Data section —
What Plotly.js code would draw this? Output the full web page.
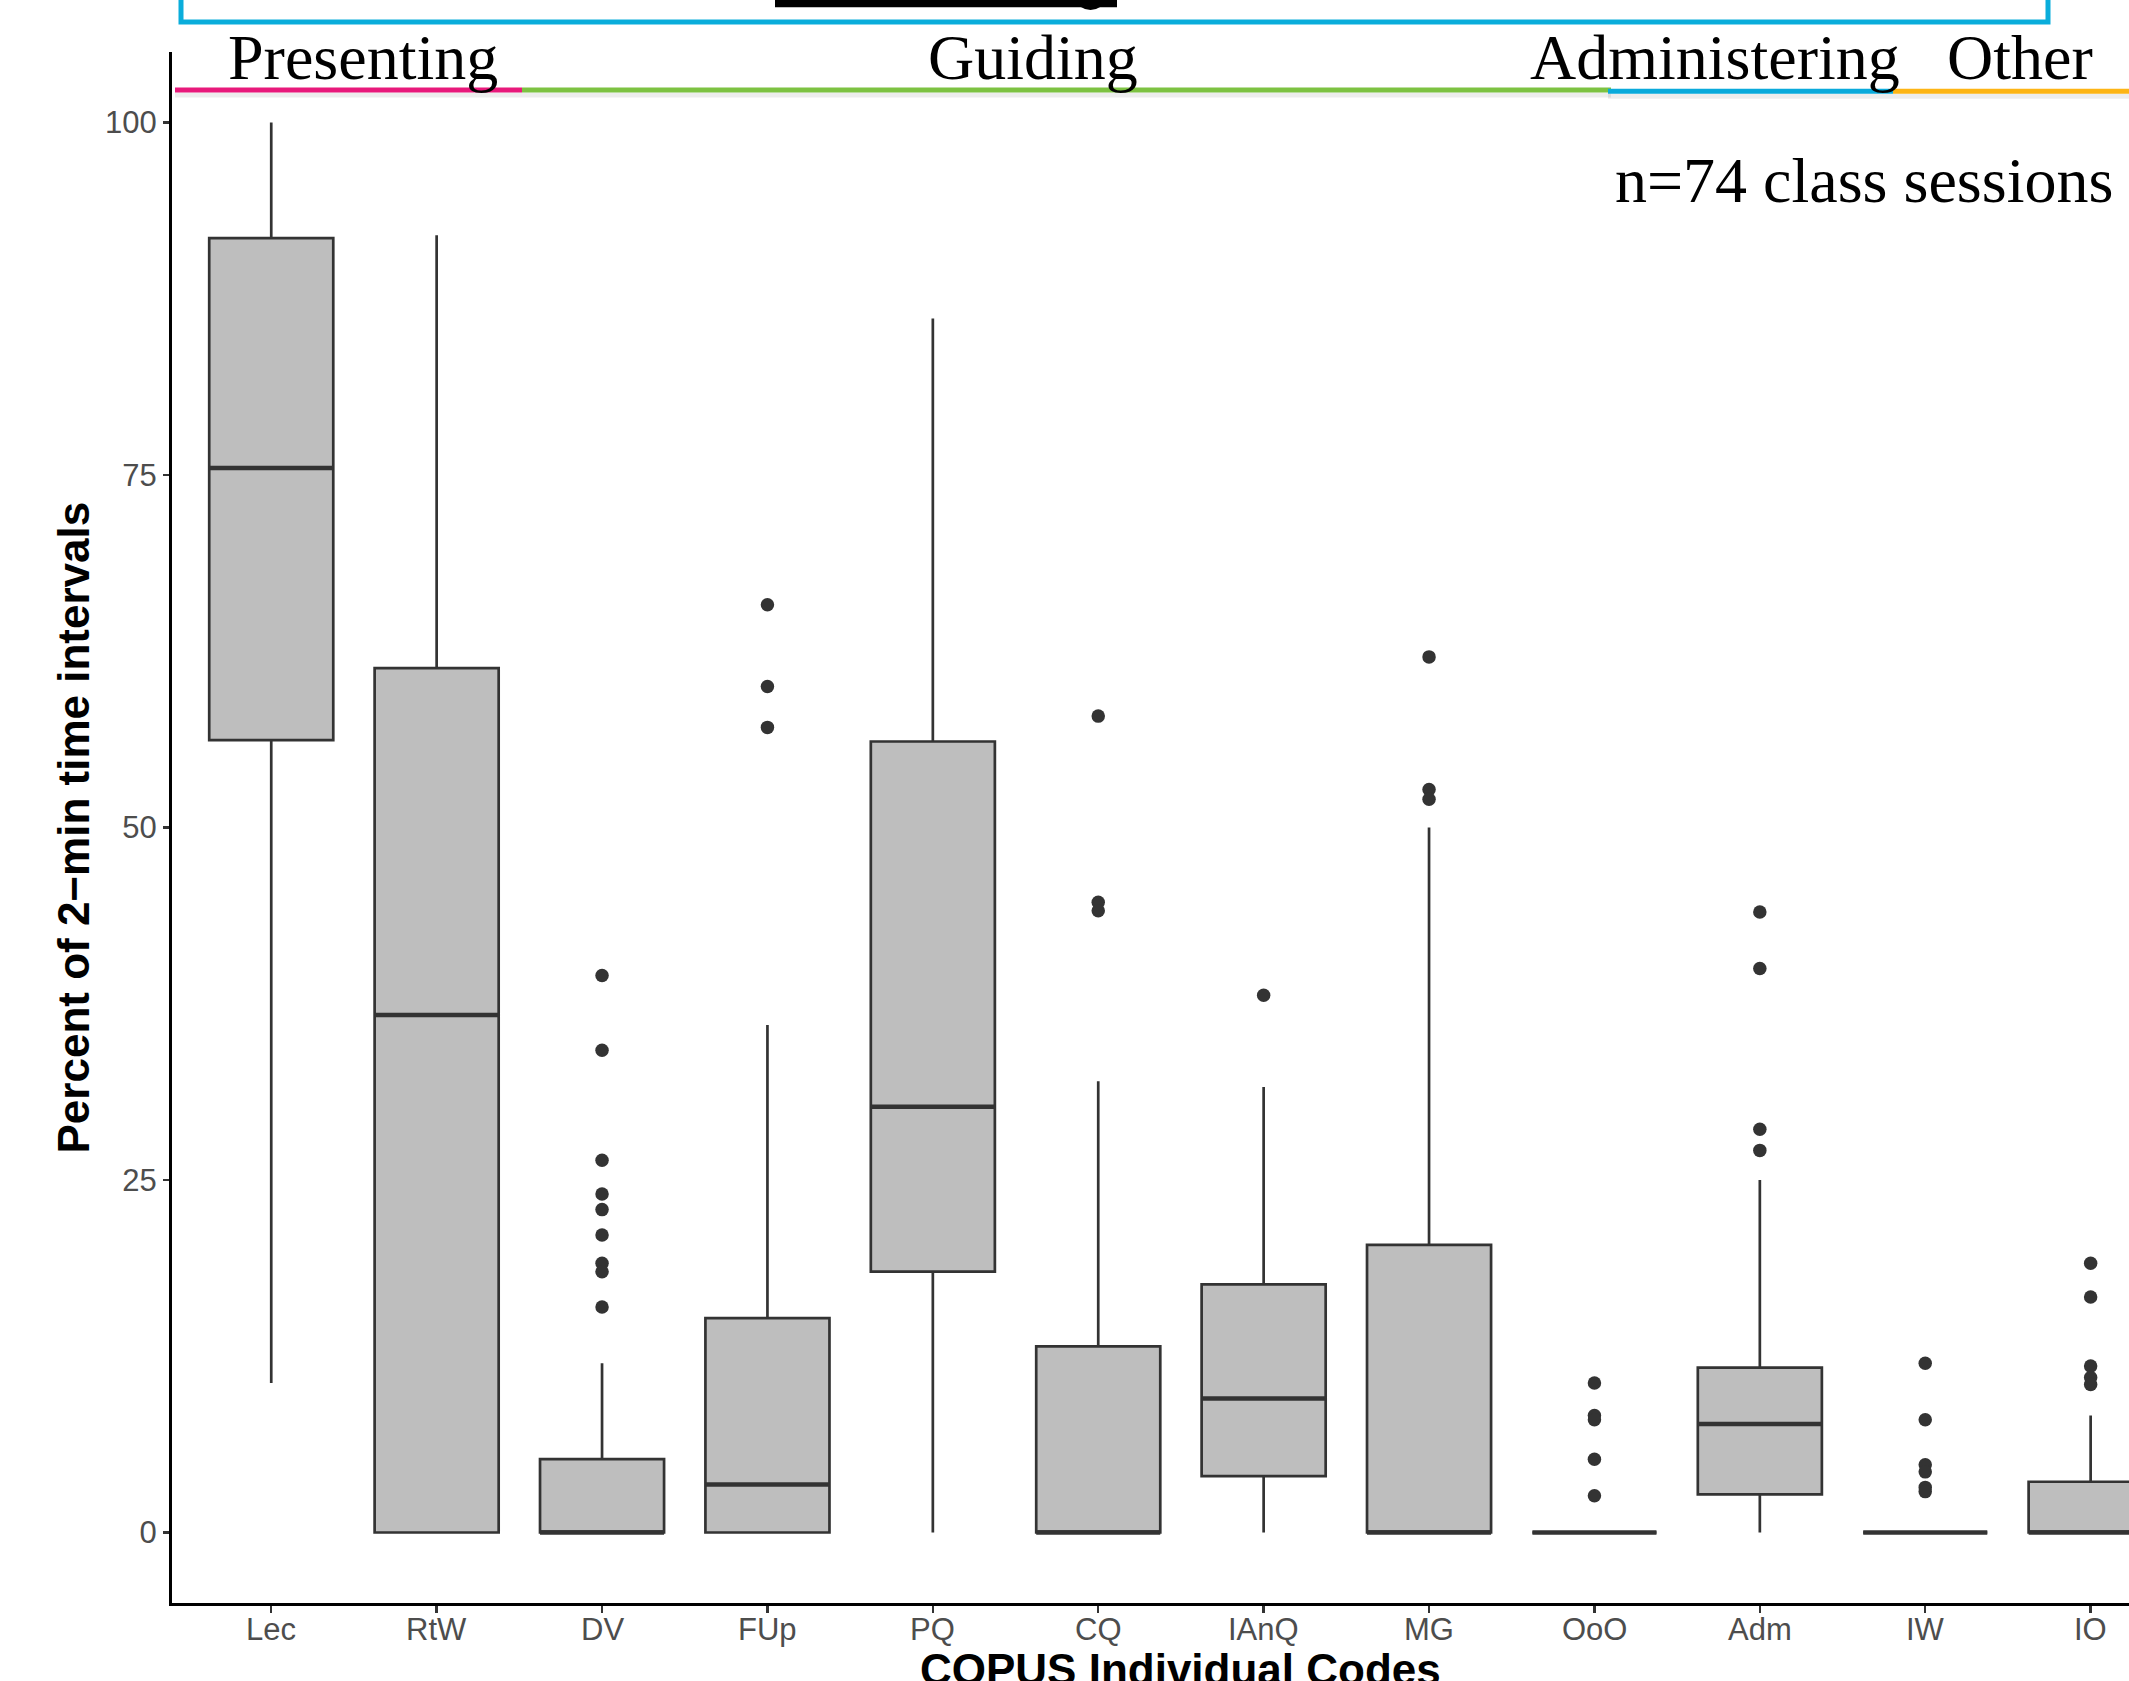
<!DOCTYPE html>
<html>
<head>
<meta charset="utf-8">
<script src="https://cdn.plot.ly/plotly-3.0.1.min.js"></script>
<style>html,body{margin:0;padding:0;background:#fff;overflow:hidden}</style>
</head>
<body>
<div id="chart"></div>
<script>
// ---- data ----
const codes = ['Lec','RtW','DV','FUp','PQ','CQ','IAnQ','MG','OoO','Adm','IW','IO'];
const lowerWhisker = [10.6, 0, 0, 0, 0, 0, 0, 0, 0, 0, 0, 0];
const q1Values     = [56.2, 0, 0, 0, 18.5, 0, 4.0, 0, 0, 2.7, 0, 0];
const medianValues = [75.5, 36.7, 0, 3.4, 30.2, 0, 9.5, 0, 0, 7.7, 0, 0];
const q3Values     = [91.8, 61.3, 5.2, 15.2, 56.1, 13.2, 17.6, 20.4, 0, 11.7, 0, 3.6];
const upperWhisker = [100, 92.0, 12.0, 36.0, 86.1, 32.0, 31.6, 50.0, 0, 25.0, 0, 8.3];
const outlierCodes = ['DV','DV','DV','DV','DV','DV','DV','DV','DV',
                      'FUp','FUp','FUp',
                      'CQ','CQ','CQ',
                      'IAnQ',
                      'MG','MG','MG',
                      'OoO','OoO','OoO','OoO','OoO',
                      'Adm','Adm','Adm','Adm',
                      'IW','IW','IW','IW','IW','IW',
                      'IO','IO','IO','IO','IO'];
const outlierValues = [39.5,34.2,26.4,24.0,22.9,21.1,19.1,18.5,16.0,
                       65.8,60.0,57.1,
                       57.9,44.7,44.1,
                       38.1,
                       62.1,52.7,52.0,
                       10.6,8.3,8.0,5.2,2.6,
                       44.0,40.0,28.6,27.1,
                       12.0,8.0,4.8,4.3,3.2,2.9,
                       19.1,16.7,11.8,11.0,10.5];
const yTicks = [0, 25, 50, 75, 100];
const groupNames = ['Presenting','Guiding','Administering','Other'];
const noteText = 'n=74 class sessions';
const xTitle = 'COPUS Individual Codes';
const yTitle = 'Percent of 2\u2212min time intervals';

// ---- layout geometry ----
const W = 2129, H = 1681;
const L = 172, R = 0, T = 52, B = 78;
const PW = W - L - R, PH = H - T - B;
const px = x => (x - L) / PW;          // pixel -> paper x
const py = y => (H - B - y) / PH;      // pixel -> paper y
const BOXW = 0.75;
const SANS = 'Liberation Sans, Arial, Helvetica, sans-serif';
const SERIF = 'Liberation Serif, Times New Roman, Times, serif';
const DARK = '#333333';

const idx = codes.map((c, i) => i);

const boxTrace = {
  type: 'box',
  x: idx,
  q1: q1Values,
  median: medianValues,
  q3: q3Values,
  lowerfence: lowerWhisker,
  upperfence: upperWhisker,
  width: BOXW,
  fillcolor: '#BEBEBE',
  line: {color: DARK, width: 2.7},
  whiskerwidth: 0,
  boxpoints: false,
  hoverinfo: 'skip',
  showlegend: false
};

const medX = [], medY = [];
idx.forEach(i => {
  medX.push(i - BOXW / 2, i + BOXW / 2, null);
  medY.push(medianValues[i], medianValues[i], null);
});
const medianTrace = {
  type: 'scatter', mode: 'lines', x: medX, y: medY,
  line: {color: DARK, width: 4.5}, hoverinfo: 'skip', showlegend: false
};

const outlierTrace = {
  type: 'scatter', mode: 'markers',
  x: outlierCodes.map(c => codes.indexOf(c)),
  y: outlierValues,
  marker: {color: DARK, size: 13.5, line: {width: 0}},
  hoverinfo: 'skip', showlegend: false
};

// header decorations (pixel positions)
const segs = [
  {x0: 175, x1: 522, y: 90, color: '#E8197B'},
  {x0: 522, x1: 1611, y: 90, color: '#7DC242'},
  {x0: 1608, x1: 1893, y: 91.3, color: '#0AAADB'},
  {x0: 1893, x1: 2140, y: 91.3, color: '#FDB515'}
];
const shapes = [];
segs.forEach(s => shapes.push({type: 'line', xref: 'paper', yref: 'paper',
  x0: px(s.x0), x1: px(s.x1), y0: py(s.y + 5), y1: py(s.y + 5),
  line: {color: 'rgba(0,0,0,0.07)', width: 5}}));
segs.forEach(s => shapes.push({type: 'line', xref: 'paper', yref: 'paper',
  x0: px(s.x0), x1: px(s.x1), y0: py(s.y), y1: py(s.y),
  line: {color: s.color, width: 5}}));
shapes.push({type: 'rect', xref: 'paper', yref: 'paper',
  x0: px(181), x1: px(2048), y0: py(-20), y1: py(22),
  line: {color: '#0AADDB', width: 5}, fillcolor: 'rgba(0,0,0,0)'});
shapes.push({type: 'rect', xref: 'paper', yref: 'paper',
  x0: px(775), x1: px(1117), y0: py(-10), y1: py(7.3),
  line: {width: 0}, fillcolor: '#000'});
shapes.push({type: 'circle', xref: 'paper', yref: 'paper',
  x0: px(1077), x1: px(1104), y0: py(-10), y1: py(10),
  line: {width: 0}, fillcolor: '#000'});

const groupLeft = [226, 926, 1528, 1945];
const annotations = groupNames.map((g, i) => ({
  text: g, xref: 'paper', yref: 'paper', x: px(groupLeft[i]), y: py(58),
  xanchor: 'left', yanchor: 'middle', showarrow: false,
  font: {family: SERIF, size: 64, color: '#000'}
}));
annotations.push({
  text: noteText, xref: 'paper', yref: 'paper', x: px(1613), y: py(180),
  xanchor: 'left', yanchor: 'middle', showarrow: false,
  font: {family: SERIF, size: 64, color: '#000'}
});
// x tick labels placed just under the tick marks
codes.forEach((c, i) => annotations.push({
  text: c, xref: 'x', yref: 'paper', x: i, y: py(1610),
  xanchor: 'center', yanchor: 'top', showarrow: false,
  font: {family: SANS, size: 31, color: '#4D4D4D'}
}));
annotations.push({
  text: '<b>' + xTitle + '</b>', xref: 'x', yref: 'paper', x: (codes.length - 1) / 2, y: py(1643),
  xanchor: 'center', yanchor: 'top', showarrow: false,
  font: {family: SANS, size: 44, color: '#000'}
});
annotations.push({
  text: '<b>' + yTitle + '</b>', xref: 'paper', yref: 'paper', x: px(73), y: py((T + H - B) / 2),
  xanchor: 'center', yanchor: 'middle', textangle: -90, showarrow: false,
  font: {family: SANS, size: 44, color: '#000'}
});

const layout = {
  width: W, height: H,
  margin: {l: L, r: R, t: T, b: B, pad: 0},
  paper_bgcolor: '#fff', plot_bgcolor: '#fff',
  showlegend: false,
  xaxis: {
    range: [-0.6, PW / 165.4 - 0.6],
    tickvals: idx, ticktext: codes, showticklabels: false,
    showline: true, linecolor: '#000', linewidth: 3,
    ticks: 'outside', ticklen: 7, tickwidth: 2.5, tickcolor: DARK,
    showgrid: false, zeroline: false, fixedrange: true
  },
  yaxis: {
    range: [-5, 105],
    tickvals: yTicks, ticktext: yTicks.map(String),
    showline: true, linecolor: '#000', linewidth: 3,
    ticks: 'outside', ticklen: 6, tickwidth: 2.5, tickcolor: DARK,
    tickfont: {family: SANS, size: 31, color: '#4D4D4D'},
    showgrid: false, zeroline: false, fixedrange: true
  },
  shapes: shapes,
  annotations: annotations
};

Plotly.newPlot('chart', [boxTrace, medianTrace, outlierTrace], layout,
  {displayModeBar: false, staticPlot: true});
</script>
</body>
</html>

Written task —
Write out the full set of lines verbatim, without the pictures.

The response —
What Plotly.js code would draw this? Output the full web page.
<!DOCTYPE html>
<html>
<head>
<meta charset="utf-8">
<script src="https://cdn.plot.ly/plotly-3.0.1.min.js"></script>
<style>html,body{margin:0;padding:0;background:#fff;overflow:hidden}</style>
</head>
<body>
<div id="chart"></div>
<script>
// ---- data ----
const codes = ['Lec','RtW','DV','FUp','PQ','CQ','IAnQ','MG','OoO','Adm','IW','IO'];
const lowerWhisker = [10.6, 0, 0, 0, 0, 0, 0, 0, 0, 0, 0, 0];
const q1Values     = [56.2, 0, 0, 0, 18.5, 0, 4.0, 0, 0, 2.7, 0, 0];
const medianValues = [75.5, 36.7, 0, 3.4, 30.2, 0, 9.5, 0, 0, 7.7, 0, 0];
const q3Values     = [91.8, 61.3, 5.2, 15.2, 56.1, 13.2, 17.6, 20.4, 0, 11.7, 0, 3.6];
const upperWhisker = [100, 92.0, 12.0, 36.0, 86.1, 32.0, 31.6, 50.0, 0, 25.0, 0, 8.3];
const outlierCodes = ['DV','DV','DV','DV','DV','DV','DV','DV','DV',
                      'FUp','FUp','FUp',
                      'CQ','CQ','CQ',
                      'IAnQ',
                      'MG','MG','MG',
                      'OoO','OoO','OoO','OoO','OoO',
                      'Adm','Adm','Adm','Adm',
                      'IW','IW','IW','IW','IW','IW',
                      'IO','IO','IO','IO','IO'];
const outlierValues = [39.5,34.2,26.4,24.0,22.9,21.1,19.1,18.5,16.0,
                       65.8,60.0,57.1,
                       57.9,44.7,44.1,
                       38.1,
                       62.1,52.7,52.0,
                       10.6,8.3,8.0,5.2,2.6,
                       44.0,40.0,28.6,27.1,
                       12.0,8.0,4.8,4.3,3.2,2.9,
                       19.1,16.7,11.8,11.0,10.5];
const yTicks = [0, 25, 50, 75, 100];
const groupNames = ['Presenting','Guiding','Administering','Other'];
const noteText = 'n=74 class sessions';
const xTitle = 'COPUS Individual Codes';
const yTitle = 'Percent of 2\u2212min time intervals';

// ---- layout geometry ----
const W = 2129, H = 1681;
const L = 172, R = 0, T = 52, B = 78;
const PW = W - L - R, PH = H - T - B;
const px = x => (x - L) / PW;          // pixel -> paper x
const py = y => (H - B - y) / PH;      // pixel -> paper y
const BOXW = 0.75;
const SANS = 'Liberation Sans, Arial, Helvetica, sans-serif';
const SERIF = 'Liberation Serif, Times New Roman, Times, serif';
const DARK = '#333333';

const idx = codes.map((c, i) => i);

const boxTrace = {
  type: 'box',
  x: idx,
  q1: q1Values,
  median: medianValues,
  q3: q3Values,
  lowerfence: lowerWhisker,
  upperfence: upperWhisker,
  width: BOXW,
  fillcolor: '#BEBEBE',
  line: {color: DARK, width: 2.7},
  whiskerwidth: 0,
  boxpoints: false,
  hoverinfo: 'skip',
  showlegend: false
};

const medX = [], medY = [];
idx.forEach(i => {
  medX.push(i - BOXW / 2, i + BOXW / 2, null);
  medY.push(medianValues[i], medianValues[i], null);
});
const medianTrace = {
  type: 'scatter', mode: 'lines', x: medX, y: medY,
  line: {color: DARK, width: 4.5}, hoverinfo: 'skip', showlegend: false
};

const outlierTrace = {
  type: 'scatter', mode: 'markers',
  x: outlierCodes.map(c => codes.indexOf(c)),
  y: outlierValues,
  marker: {color: DARK, size: 13.5, line: {width: 0}},
  hoverinfo: 'skip', showlegend: false
};

// header decorations (pixel positions)
const segs = [
  {x0: 175, x1: 522, y: 90, color: '#E8197B'},
  {x0: 522, x1: 1611, y: 90, color: '#7DC242'},
  {x0: 1608, x1: 1893, y: 91.3, color: '#0AAADB'},
  {x0: 1893, x1: 2140, y: 91.3, color: '#FDB515'}
];
const shapes = [];
segs.forEach(s => shapes.push({type: 'line', xref: 'paper', yref: 'paper',
  x0: px(s.x0), x1: px(s.x1), y0: py(s.y + 5), y1: py(s.y + 5),
  line: {color: 'rgba(0,0,0,0.07)', width: 5}}));
segs.forEach(s => shapes.push({type: 'line', xref: 'paper', yref: 'paper',
  x0: px(s.x0), x1: px(s.x1), y0: py(s.y), y1: py(s.y),
  line: {color: s.color, width: 5}}));
shapes.push({type: 'rect', xref: 'paper', yref: 'paper',
  x0: px(181), x1: px(2048), y0: py(-20), y1: py(22),
  line: {color: '#0AADDB', width: 5}, fillcolor: 'rgba(0,0,0,0)'});
shapes.push({type: 'rect', xref: 'paper', yref: 'paper',
  x0: px(775), x1: px(1117), y0: py(-10), y1: py(7.3),
  line: {width: 0}, fillcolor: '#000'});
shapes.push({type: 'circle', xref: 'paper', yref: 'paper',
  x0: px(1077), x1: px(1104), y0: py(-10), y1: py(10),
  line: {width: 0}, fillcolor: '#000'});

const groupLeft = [226, 926, 1528, 1945];
const annotations = groupNames.map((g, i) => ({
  text: g, xref: 'paper', yref: 'paper', x: px(groupLeft[i]), y: py(58),
  xanchor: 'left', yanchor: 'middle', showarrow: false,
  font: {family: SERIF, size: 64, color: '#000'}
}));
annotations.push({
  text: noteText, xref: 'paper', yref: 'paper', x: px(1613), y: py(180),
  xanchor: 'left', yanchor: 'middle', showarrow: false,
  font: {family: SERIF, size: 64, color: '#000'}
});
// x tick labels placed just under the tick marks
codes.forEach((c, i) => annotations.push({
  text: c, xref: 'x', yref: 'paper', x: i, y: py(1610),
  xanchor: 'center', yanchor: 'top', showarrow: false,
  font: {family: SANS, size: 31, color: '#4D4D4D'}
}));
annotations.push({
  text: '<b>' + xTitle + '</b>', xref: 'x', yref: 'paper', x: (codes.length - 1) / 2, y: py(1643),
  xanchor: 'center', yanchor: 'top', showarrow: false,
  font: {family: SANS, size: 44, color: '#000'}
});
annotations.push({
  text: '<b>' + yTitle + '</b>', xref: 'paper', yref: 'paper', x: px(73), y: py((T + H - B) / 2),
  xanchor: 'center', yanchor: 'middle', textangle: -90, showarrow: false,
  font: {family: SANS, size: 44, color: '#000'}
});

const layout = {
  width: W, height: H,
  margin: {l: L, r: R, t: T, b: B, pad: 0},
  paper_bgcolor: '#fff', plot_bgcolor: '#fff',
  showlegend: false,
  xaxis: {
    range: [-0.6, PW / 165.4 - 0.6],
    tickvals: idx, ticktext: codes, showticklabels: false,
    showline: true, linecolor: '#000', linewidth: 3,
    ticks: 'outside', ticklen: 7, tickwidth: 2.5, tickcolor: DARK,
    showgrid: false, zeroline: false, fixedrange: true
  },
  yaxis: {
    range: [-5, 105],
    tickvals: yTicks, ticktext: yTicks.map(String),
    showline: true, linecolor: '#000', linewidth: 3,
    ticks: 'outside', ticklen: 6, tickwidth: 2.5, tickcolor: DARK,
    tickfont: {family: SANS, size: 31, color: '#4D4D4D'},
    showgrid: false, zeroline: false, fixedrange: true
  },
  shapes: shapes,
  annotations: annotations
};

Plotly.newPlot('chart', [boxTrace, medianTrace, outlierTrace], layout,
  {displayModeBar: false, staticPlot: true});
</script>
</body>
</html>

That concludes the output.